### WORK TO BE COMPLETED
Your task is to copy the listing exactly. Drop any pictures from the copy.
** Start of RECORD SET **
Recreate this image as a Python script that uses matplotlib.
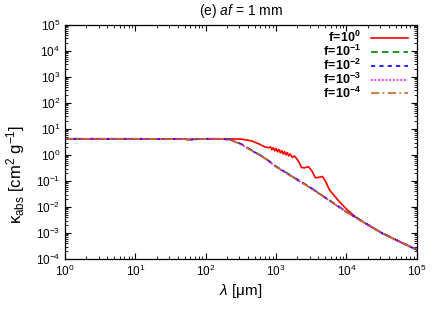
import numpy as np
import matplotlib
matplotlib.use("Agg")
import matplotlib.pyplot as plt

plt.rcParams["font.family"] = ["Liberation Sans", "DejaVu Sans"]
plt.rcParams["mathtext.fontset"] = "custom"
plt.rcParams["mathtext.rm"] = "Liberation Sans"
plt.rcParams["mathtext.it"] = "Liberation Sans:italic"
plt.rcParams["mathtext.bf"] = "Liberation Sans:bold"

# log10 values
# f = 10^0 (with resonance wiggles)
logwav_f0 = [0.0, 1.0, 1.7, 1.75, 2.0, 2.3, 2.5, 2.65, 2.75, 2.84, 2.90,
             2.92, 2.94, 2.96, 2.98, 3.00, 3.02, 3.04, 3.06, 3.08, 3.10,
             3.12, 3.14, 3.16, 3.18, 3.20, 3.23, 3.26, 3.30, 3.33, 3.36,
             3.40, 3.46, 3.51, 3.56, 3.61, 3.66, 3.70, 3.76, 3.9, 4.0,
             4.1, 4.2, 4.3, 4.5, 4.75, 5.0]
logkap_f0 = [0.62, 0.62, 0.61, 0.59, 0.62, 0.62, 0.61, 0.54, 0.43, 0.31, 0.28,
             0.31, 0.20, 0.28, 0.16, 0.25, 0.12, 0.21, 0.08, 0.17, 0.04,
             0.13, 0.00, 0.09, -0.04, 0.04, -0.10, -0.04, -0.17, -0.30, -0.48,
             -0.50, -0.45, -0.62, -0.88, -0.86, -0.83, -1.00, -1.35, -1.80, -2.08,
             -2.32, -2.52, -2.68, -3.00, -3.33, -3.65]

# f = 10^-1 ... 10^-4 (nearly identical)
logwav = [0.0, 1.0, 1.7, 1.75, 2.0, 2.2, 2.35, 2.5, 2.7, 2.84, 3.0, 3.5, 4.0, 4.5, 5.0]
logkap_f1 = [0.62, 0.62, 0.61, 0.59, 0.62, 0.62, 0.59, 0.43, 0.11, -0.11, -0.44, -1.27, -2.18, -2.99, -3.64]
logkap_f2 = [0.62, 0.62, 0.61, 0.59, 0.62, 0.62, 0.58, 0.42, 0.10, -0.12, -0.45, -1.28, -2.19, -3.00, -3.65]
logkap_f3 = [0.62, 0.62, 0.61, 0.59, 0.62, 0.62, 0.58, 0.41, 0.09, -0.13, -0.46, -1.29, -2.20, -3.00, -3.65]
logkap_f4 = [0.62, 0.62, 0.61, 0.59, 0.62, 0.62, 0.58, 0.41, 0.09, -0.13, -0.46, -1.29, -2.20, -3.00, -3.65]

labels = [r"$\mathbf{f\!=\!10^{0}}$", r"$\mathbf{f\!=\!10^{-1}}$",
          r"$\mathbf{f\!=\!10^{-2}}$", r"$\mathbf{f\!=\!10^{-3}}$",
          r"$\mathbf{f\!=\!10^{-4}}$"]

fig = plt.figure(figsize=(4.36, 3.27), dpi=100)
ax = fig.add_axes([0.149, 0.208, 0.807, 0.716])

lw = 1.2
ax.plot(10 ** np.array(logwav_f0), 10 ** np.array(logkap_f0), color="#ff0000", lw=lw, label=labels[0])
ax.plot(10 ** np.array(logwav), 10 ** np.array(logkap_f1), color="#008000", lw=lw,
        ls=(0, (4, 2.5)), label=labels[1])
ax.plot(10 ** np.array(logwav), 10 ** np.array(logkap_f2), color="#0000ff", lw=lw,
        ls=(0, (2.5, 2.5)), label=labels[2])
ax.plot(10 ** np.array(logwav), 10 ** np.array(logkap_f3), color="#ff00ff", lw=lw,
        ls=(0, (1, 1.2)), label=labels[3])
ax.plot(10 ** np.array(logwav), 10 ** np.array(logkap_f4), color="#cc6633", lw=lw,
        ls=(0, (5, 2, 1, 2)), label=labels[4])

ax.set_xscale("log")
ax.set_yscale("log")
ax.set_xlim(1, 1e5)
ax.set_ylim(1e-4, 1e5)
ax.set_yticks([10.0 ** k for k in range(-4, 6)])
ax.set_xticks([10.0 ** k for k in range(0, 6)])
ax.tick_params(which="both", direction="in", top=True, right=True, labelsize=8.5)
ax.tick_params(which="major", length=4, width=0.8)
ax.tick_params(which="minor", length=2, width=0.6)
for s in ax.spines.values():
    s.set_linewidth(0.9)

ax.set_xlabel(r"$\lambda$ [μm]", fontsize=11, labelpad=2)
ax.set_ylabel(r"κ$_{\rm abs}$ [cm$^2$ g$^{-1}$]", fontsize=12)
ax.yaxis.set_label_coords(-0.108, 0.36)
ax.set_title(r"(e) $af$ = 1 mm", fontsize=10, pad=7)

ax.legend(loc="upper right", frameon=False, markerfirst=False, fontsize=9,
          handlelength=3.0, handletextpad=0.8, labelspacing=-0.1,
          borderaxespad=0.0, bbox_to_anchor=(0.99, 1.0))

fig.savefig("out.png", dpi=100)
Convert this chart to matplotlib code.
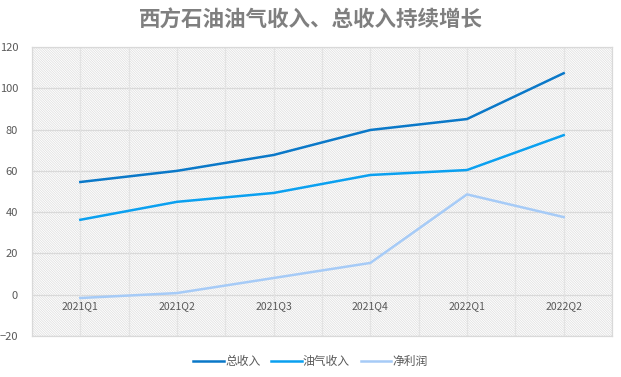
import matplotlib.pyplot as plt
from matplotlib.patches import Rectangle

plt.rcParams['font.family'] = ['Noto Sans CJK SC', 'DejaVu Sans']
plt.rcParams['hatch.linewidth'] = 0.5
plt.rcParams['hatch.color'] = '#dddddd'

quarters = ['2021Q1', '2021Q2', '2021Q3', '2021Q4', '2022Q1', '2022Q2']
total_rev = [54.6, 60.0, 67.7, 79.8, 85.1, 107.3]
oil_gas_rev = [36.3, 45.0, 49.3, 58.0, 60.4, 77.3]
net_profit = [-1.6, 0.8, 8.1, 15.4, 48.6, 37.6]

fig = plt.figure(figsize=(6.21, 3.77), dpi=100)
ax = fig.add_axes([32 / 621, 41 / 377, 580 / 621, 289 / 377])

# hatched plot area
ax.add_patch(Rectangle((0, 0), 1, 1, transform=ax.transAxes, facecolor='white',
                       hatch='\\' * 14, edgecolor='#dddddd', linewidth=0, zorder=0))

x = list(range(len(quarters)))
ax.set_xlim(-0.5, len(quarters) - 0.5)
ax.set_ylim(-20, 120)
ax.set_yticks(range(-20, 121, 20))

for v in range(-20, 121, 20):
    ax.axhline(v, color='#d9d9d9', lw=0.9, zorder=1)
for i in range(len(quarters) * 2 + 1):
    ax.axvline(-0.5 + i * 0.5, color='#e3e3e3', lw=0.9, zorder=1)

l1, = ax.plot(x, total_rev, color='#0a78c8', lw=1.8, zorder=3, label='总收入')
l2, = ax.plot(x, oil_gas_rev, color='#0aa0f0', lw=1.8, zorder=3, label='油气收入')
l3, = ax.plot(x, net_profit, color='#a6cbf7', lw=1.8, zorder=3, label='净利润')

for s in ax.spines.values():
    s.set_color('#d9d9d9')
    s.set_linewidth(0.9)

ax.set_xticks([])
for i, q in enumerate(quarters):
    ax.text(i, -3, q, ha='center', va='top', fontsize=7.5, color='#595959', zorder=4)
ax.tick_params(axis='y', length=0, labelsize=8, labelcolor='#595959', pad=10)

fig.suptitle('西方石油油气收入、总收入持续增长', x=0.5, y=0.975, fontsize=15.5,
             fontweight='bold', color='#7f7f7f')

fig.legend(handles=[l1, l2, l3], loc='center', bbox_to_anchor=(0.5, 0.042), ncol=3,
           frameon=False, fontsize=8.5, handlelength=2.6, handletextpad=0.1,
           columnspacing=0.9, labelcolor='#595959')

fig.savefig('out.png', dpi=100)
** End of RECORD SET **
### RESPONSE TO THIS EXERCISE
Recreate this image as a Python script that uses matplotlib.
import numpy as np
import matplotlib
matplotlib.use("Agg")
import matplotlib.pyplot as plt

plt.rcParams["font.family"] = ["Liberation Sans", "DejaVu Sans"]
plt.rcParams["mathtext.fontset"] = "custom"
plt.rcParams["mathtext.rm"] = "Liberation Sans"
plt.rcParams["mathtext.it"] = "Liberation Sans:italic"
plt.rcParams["mathtext.bf"] = "Liberation Sans:bold"

# log10 values
# f = 10^0 (with resonance wiggles)
logwav_f0 = [0.0, 1.0, 1.7, 1.75, 2.0, 2.3, 2.5, 2.65, 2.75, 2.84, 2.90,
             2.92, 2.94, 2.96, 2.98, 3.00, 3.02, 3.04, 3.06, 3.08, 3.10,
             3.12, 3.14, 3.16, 3.18, 3.20, 3.23, 3.26, 3.30, 3.33, 3.36,
             3.40, 3.46, 3.51, 3.56, 3.61, 3.66, 3.70, 3.76, 3.9, 4.0,
             4.1, 4.2, 4.3, 4.5, 4.75, 5.0]
logkap_f0 = [0.62, 0.62, 0.61, 0.59, 0.62, 0.62, 0.61, 0.54, 0.43, 0.31, 0.28,
             0.31, 0.20, 0.28, 0.16, 0.25, 0.12, 0.21, 0.08, 0.17, 0.04,
             0.13, 0.00, 0.09, -0.04, 0.04, -0.10, -0.04, -0.17, -0.30, -0.48,
             -0.50, -0.45, -0.62, -0.88, -0.86, -0.83, -1.00, -1.35, -1.80, -2.08,
             -2.32, -2.52, -2.68, -3.00, -3.33, -3.65]

# f = 10^-1 ... 10^-4 (nearly identical)
logwav = [0.0, 1.0, 1.7, 1.75, 2.0, 2.2, 2.35, 2.5, 2.7, 2.84, 3.0, 3.5, 4.0, 4.5, 5.0]
logkap_f1 = [0.62, 0.62, 0.61, 0.59, 0.62, 0.62, 0.59, 0.43, 0.11, -0.11, -0.44, -1.27, -2.18, -2.99, -3.64]
logkap_f2 = [0.62, 0.62, 0.61, 0.59, 0.62, 0.62, 0.58, 0.42, 0.10, -0.12, -0.45, -1.28, -2.19, -3.00, -3.65]
logkap_f3 = [0.62, 0.62, 0.61, 0.59, 0.62, 0.62, 0.58, 0.41, 0.09, -0.13, -0.46, -1.29, -2.20, -3.00, -3.65]
logkap_f4 = [0.62, 0.62, 0.61, 0.59, 0.62, 0.62, 0.58, 0.41, 0.09, -0.13, -0.46, -1.29, -2.20, -3.00, -3.65]

labels = [r"$\mathbf{f\!=\!10^{0}}$", r"$\mathbf{f\!=\!10^{-1}}$",
          r"$\mathbf{f\!=\!10^{-2}}$", r"$\mathbf{f\!=\!10^{-3}}$",
          r"$\mathbf{f\!=\!10^{-4}}$"]

fig = plt.figure(figsize=(4.36, 3.27), dpi=100)
ax = fig.add_axes([0.149, 0.208, 0.807, 0.716])

lw = 1.2
ax.plot(10 ** np.array(logwav_f0), 10 ** np.array(logkap_f0), color="#ff0000", lw=lw, label=labels[0])
ax.plot(10 ** np.array(logwav), 10 ** np.array(logkap_f1), color="#008000", lw=lw,
        ls=(0, (4, 2.5)), label=labels[1])
ax.plot(10 ** np.array(logwav), 10 ** np.array(logkap_f2), color="#0000ff", lw=lw,
        ls=(0, (2.5, 2.5)), label=labels[2])
ax.plot(10 ** np.array(logwav), 10 ** np.array(logkap_f3), color="#ff00ff", lw=lw,
        ls=(0, (1, 1.2)), label=labels[3])
ax.plot(10 ** np.array(logwav), 10 ** np.array(logkap_f4), color="#cc6633", lw=lw,
        ls=(0, (5, 2, 1, 2)), label=labels[4])

ax.set_xscale("log")
ax.set_yscale("log")
ax.set_xlim(1, 1e5)
ax.set_ylim(1e-4, 1e5)
ax.set_yticks([10.0 ** k for k in range(-4, 6)])
ax.set_xticks([10.0 ** k for k in range(0, 6)])
ax.tick_params(which="both", direction="in", top=True, right=True, labelsize=8.5)
ax.tick_params(which="major", length=4, width=0.8)
ax.tick_params(which="minor", length=2, width=0.6)
for s in ax.spines.values():
    s.set_linewidth(0.9)

ax.set_xlabel(r"$\lambda$ [μm]", fontsize=11, labelpad=2)
ax.set_ylabel(r"κ$_{\rm abs}$ [cm$^2$ g$^{-1}$]", fontsize=12)
ax.yaxis.set_label_coords(-0.108, 0.36)
ax.set_title(r"(e) $af$ = 1 mm", fontsize=10, pad=7)

ax.legend(loc="upper right", frameon=False, markerfirst=False, fontsize=9,
          handlelength=3.0, handletextpad=0.8, labelspacing=-0.1,
          borderaxespad=0.0, bbox_to_anchor=(0.99, 1.0))

fig.savefig("out.png", dpi=100)
Convert this chart to matplotlib code.
import matplotlib.pyplot as plt
from matplotlib.patches import Rectangle

plt.rcParams['font.family'] = ['Noto Sans CJK SC', 'DejaVu Sans']
plt.rcParams['hatch.linewidth'] = 0.5
plt.rcParams['hatch.color'] = '#dddddd'

quarters = ['2021Q1', '2021Q2', '2021Q3', '2021Q4', '2022Q1', '2022Q2']
total_rev = [54.6, 60.0, 67.7, 79.8, 85.1, 107.3]
oil_gas_rev = [36.3, 45.0, 49.3, 58.0, 60.4, 77.3]
net_profit = [-1.6, 0.8, 8.1, 15.4, 48.6, 37.6]

fig = plt.figure(figsize=(6.21, 3.77), dpi=100)
ax = fig.add_axes([32 / 621, 41 / 377, 580 / 621, 289 / 377])

# hatched plot area
ax.add_patch(Rectangle((0, 0), 1, 1, transform=ax.transAxes, facecolor='white',
                       hatch='\\' * 14, edgecolor='#dddddd', linewidth=0, zorder=0))

x = list(range(len(quarters)))
ax.set_xlim(-0.5, len(quarters) - 0.5)
ax.set_ylim(-20, 120)
ax.set_yticks(range(-20, 121, 20))

for v in range(-20, 121, 20):
    ax.axhline(v, color='#d9d9d9', lw=0.9, zorder=1)
for i in range(len(quarters) * 2 + 1):
    ax.axvline(-0.5 + i * 0.5, color='#e3e3e3', lw=0.9, zorder=1)

l1, = ax.plot(x, total_rev, color='#0a78c8', lw=1.8, zorder=3, label='总收入')
l2, = ax.plot(x, oil_gas_rev, color='#0aa0f0', lw=1.8, zorder=3, label='油气收入')
l3, = ax.plot(x, net_profit, color='#a6cbf7', lw=1.8, zorder=3, label='净利润')

for s in ax.spines.values():
    s.set_color('#d9d9d9')
    s.set_linewidth(0.9)

ax.set_xticks([])
for i, q in enumerate(quarters):
    ax.text(i, -3, q, ha='center', va='top', fontsize=7.5, color='#595959', zorder=4)
ax.tick_params(axis='y', length=0, labelsize=8, labelcolor='#595959', pad=10)

fig.suptitle('西方石油油气收入、总收入持续增长', x=0.5, y=0.975, fontsize=15.5,
             fontweight='bold', color='#7f7f7f')

fig.legend(handles=[l1, l2, l3], loc='center', bbox_to_anchor=(0.5, 0.042), ncol=3,
           frameon=False, fontsize=8.5, handlelength=2.6, handletextpad=0.1,
           columnspacing=0.9, labelcolor='#595959')

fig.savefig('out.png', dpi=100)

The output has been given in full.